GSgnnLPEvaluator

class graphstorm.eval.GSgnnLPEvaluator(eval_frequency, eval_metric_list=None, use_early_stop=False, early_stop_burnin_rounds=0, early_stop_rounds=3, early_stop_strategy='average_increase')

Bases: GSgnnBaseEvaluator, GSgnnLPRankingEvalInterface

Evaluator for Link Prediction tasks using “mrr” and/or “hit@k” as metric(s).

A built-in evaluator for Link Prediction tasks. It uses “mrr” as the default eval metric, which implements the GSgnnLPRankingEvalInterface.

Parameters

eval_frequency: int: The frequency (number of iterations) of doing evaluation.
eval_metric_list: list of string: Evaluation metric(s) used during evaluation, for example, [“mrr”, “hit_at_10”]. Default: [“mrr”].
use_early_stop: bool: Set true to use early stop. Default: False.
early_stop_burnin_rounds: int: Burn-in rounds (number of evaluations) before starting to check for the early stop condition. Default: 0.
early_stop_rounds: int: The number of rounds (number of evaluations) for validation scores used to decide early stop. Default: 3.
early_stop_strategy: str: The early stop strategy. GraphStorm supports two strategies: 1) consecutive_increase, and 2) average_increase. Default: average_increase.

New in version 0.4.0: The GSgnnLPEvaluator.

evaluate(val_rankings, test_rankings, total_iters, **kwargs)

GSgnnLinkPredictionTrainer and GSgnnLinkPredictionInferrer will call this function to compute validation and test scores.

Parameters

val_rankings: dict of tensors

Rankings of positive scores of validation edges for each edge type in the format of {etype: ranking}.

test_rankings: dict of tensors

Rankings of positive scores of test edges for each edge type in the format of {etype: ranking}.

total_iters: int

The current iteration number.

kwargs:

Keyword arguments to pass downstream to the metric computation.

Currently we support:

val_candidate_sizestorch.Tensor: A tensor containing the size of each candidate list (positive + negative pairs) for each testing edge in the validation set. If the tensor has a single element we use that as the size of all lists.
test_candidate_sizestorch.Tensor: A tensor containing the size of each candidate list (positive + negative pairs) for every edge in the test set. If the tensor has a single element we use that as the size of all lists.

..versionadded:: 0.4.0

Returns

val_score: dict of float: Validation score in the format of {metric: val_score}. If the val_ranking is None, return {metric: “N/A”}.
test_score: dict of float: Test score in the format of {metric: test_score}. If the test_ranking is None, return {metric: “N/A”}.

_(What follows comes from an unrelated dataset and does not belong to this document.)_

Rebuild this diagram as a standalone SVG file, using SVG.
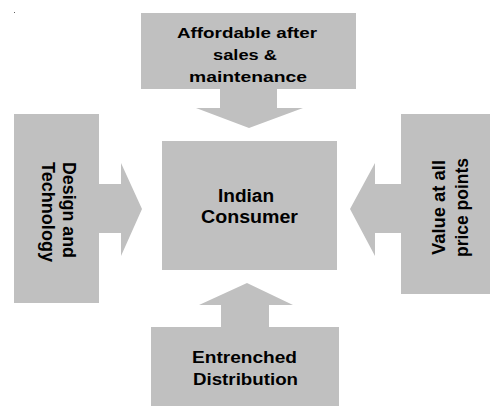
<svg xmlns="http://www.w3.org/2000/svg" width="490" height="407" viewBox="0 0 490 407">
  <style>
    .box { fill: #c0c0c0; }
    .arrow { fill: #c0c0c0; }
    .lbl { font-family: "Liberation Sans", Arial, sans-serif; font-weight: bold; fill: #000; }
    .h { font-size: 15.5px; }
    .c { font-size: 17.5px; }
    .b { font-size: 16px; }
    .v { font-size: 17.5px; text-anchor: middle; }
  </style>
  <rect width="490" height="407" fill="#ffffff"/>
  <rect x="14" y="12" width="1" height="1" fill="#606060"/>

  <!-- block arrows pointing into the centre box -->
  <g id="connectors">
    <polygon class="arrow" points="220,88 277,88 277,108 303,108 249,128 196,108 220,108"/>
    <polygon class="arrow" points="98,184 121,184 121,163 142,209 121,256 121,233 98,233"/>
    <polygon class="arrow" points="402,184 375,184 375,163 350,209 375,256 375,233 402,233"/>
    <polygon class="arrow" points="221,328 221,305 199,305 247,283 293,305 269,305 269,328"/>
  </g>

  <g id="node-aftersales">
    <rect class="box" x="141" y="13" width="215" height="76"/>
    <text class="lbl h" x="177" y="37.5" textLength="140" lengthAdjust="spacingAndGlyphs">Affordable after</text>
    <text class="lbl h" x="213" y="60" textLength="64" lengthAdjust="spacingAndGlyphs">sales &amp;</text>
    <text class="lbl h" x="189" y="82" textLength="118" lengthAdjust="spacingAndGlyphs">maintenance</text>
  </g>

  <g id="node-design">
    <rect class="box" x="14" y="114" width="85" height="189"/>
    <text class="lbl v" transform="translate(63,210) rotate(90)" textLength="96" lengthAdjust="spacingAndGlyphs">Design and</text>
    <text class="lbl v" transform="translate(42,212) rotate(90)" textLength="100" lengthAdjust="spacingAndGlyphs">Technology</text>
  </g>

  <g id="node-value">
    <rect class="box" x="401" y="114" width="89" height="180"/>
    <text class="lbl v" transform="translate(445,207.5) rotate(-90)" textLength="95" lengthAdjust="spacingAndGlyphs">Value at all</text>
    <text class="lbl v" transform="translate(468,207.5) rotate(-90)" textLength="99" lengthAdjust="spacingAndGlyphs">price points</text>
  </g>

  <g id="node-consumer">
    <rect class="box" x="162" y="141" width="175" height="129"/>
    <text class="lbl c" x="218" y="202" textLength="56" lengthAdjust="spacingAndGlyphs">Indian</text>
    <text class="lbl c" x="201" y="223" textLength="97" lengthAdjust="spacingAndGlyphs">Consumer</text>
  </g>

  <g id="node-distribution">
    <rect class="box" x="151" y="327" width="188" height="79"/>
    <text class="lbl b" x="192" y="363" textLength="105" lengthAdjust="spacingAndGlyphs">Entrenched</text>
    <text class="lbl b" x="193" y="385" textLength="105" lengthAdjust="spacingAndGlyphs">Distribution</text>
  </g>
</svg>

compute_score(rankings: Dict[str, Tensor], train=True, **kwargs)

Compute evaluation score.

Parameters

rankings: dict of tensors

Rankings of positive scores in the format of {etype: ranking}.

train: boolean

If in model training.

kwargs: dict

Keyword arguments to pass downstream to the metric computation.

Currently we support:

candidate_sizesdict of tensors: A mapping from edge type to the the size of each candidate list (positive + negative pairs). If the tensor has a single element we use that as the size of all lists.

Returns

return_metrics: dict of float: Evaluation score of in the format of {metric: score}.